▶ To be done:
Reproduce every entry that follows word for word, but omit the images.
-- begin --
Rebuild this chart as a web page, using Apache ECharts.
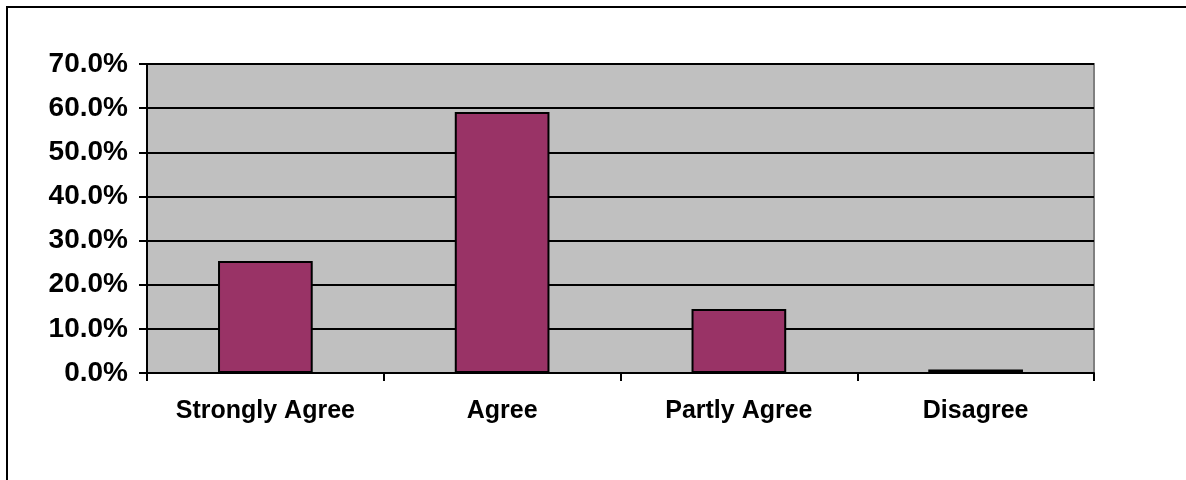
<!DOCTYPE html>
<html>
<head>
<meta charset="utf-8">
<script src="https://cdn.jsdelivr.net/npm/echarts@6/dist/echarts.min.js"></script>
<style>
html,body{margin:0;padding:0;background:#fff;}
#chart{width:1186px;height:480px;}
</style>
</head>
<body>
<div id="chart"></div>
<script>
const categories = ['Strongly Agree', 'Agree', 'Partly Agree', 'Disagree'];
const values = [25.4, 59.1, 14.5, 0.8];
const yTicks = { min: 0, max: 70, interval: 10 };

const chart = echarts.init(document.getElementById('chart'));
const font = '"Liberation Sans", Arial, sans-serif';
chart.setOption({
  animation: false,
  backgroundColor: '#ffffff',
  graphic: [{
    type: 'rect',
    shape: { x: 7, y: 7, width: 1300, height: 600 },
    style: { fill: 'none', stroke: '#000', lineWidth: 2 },
    silent: true
  }],
  grid: {
    left: 147, right: 92, top: 64, bottom: 107,
    show: true, backgroundColor: '#C0C0C0', borderColor: '#808080', borderWidth: 2
  },
  xAxis: {
    type: 'category',
    data: categories,
    axisLine: { lineStyle: { color: '#000', width: 2 } },
    axisTick: { show: true, length: 8, lineStyle: { color: '#000', width: 2 } },
    axisLabel: { color: '#000', fontWeight: 'bold', fontSize: 25, fontFamily: font, margin: 26 },
    splitLine: { show: false }
  },
  yAxis: {
    type: 'value',
    min: yTicks.min, max: yTicks.max, interval: yTicks.interval,
    axisLine: { show: true, lineStyle: { color: '#000', width: 2 } },
    axisTick: { show: true, length: 8, lineStyle: { color: '#000', width: 2 } },
    axisLabel: { color: '#000', fontWeight: 'bold', fontSize: 28, fontFamily: font, margin: 19,
      formatter: v => v.toFixed(1) + '%' },
    splitLine: { show: true, lineStyle: { color: '#000', width: 2 } }
  },
  series: [{
    type: 'bar',
    data: values,
    barWidth: '40%',
    itemStyle: { color: '#993366', borderColor: '#000', borderWidth: 2 }
  }]
});
</script>
</body>
</html>
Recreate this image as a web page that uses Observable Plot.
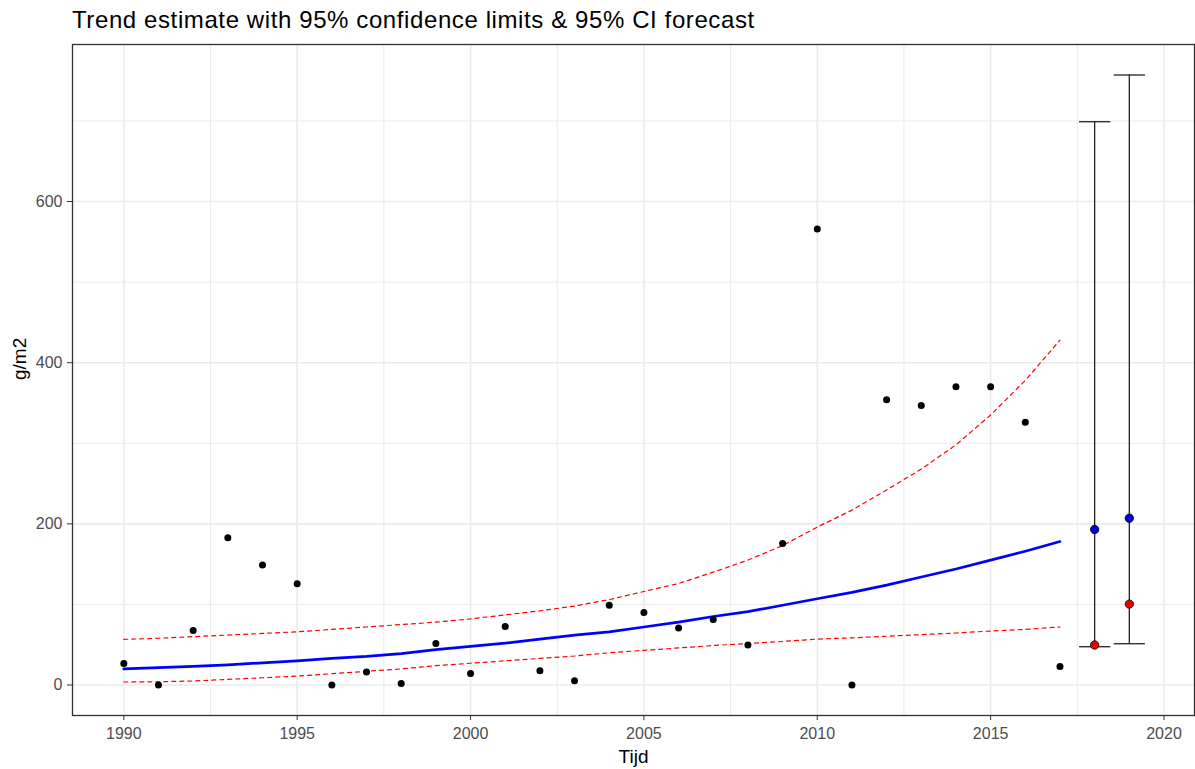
-- end --
▶ Result of the exercise:
Rebuild this chart as a web page, using Apache ECharts.
<!DOCTYPE html>
<html>
<head>
<meta charset="utf-8">
<script src="https://cdn.jsdelivr.net/npm/echarts@6/dist/echarts.min.js"></script>
<style>
html,body{margin:0;padding:0;background:#fff;}
#chart{width:1186px;height:480px;}
</style>
</head>
<body>
<div id="chart"></div>
<script>
const categories = ['Strongly Agree', 'Agree', 'Partly Agree', 'Disagree'];
const values = [25.4, 59.1, 14.5, 0.8];
const yTicks = { min: 0, max: 70, interval: 10 };

const chart = echarts.init(document.getElementById('chart'));
const font = '"Liberation Sans", Arial, sans-serif';
chart.setOption({
  animation: false,
  backgroundColor: '#ffffff',
  graphic: [{
    type: 'rect',
    shape: { x: 7, y: 7, width: 1300, height: 600 },
    style: { fill: 'none', stroke: '#000', lineWidth: 2 },
    silent: true
  }],
  grid: {
    left: 147, right: 92, top: 64, bottom: 107,
    show: true, backgroundColor: '#C0C0C0', borderColor: '#808080', borderWidth: 2
  },
  xAxis: {
    type: 'category',
    data: categories,
    axisLine: { lineStyle: { color: '#000', width: 2 } },
    axisTick: { show: true, length: 8, lineStyle: { color: '#000', width: 2 } },
    axisLabel: { color: '#000', fontWeight: 'bold', fontSize: 25, fontFamily: font, margin: 26 },
    splitLine: { show: false }
  },
  yAxis: {
    type: 'value',
    min: yTicks.min, max: yTicks.max, interval: yTicks.interval,
    axisLine: { show: true, lineStyle: { color: '#000', width: 2 } },
    axisTick: { show: true, length: 8, lineStyle: { color: '#000', width: 2 } },
    axisLabel: { color: '#000', fontWeight: 'bold', fontSize: 28, fontFamily: font, margin: 19,
      formatter: v => v.toFixed(1) + '%' },
    splitLine: { show: true, lineStyle: { color: '#000', width: 2 } }
  },
  series: [{
    type: 'bar',
    data: values,
    barWidth: '40%',
    itemStyle: { color: '#993366', borderColor: '#000', borderWidth: 2 }
  }]
});
</script>
</body>
</html>
Recreate this image as a web page that uses Observable Plot.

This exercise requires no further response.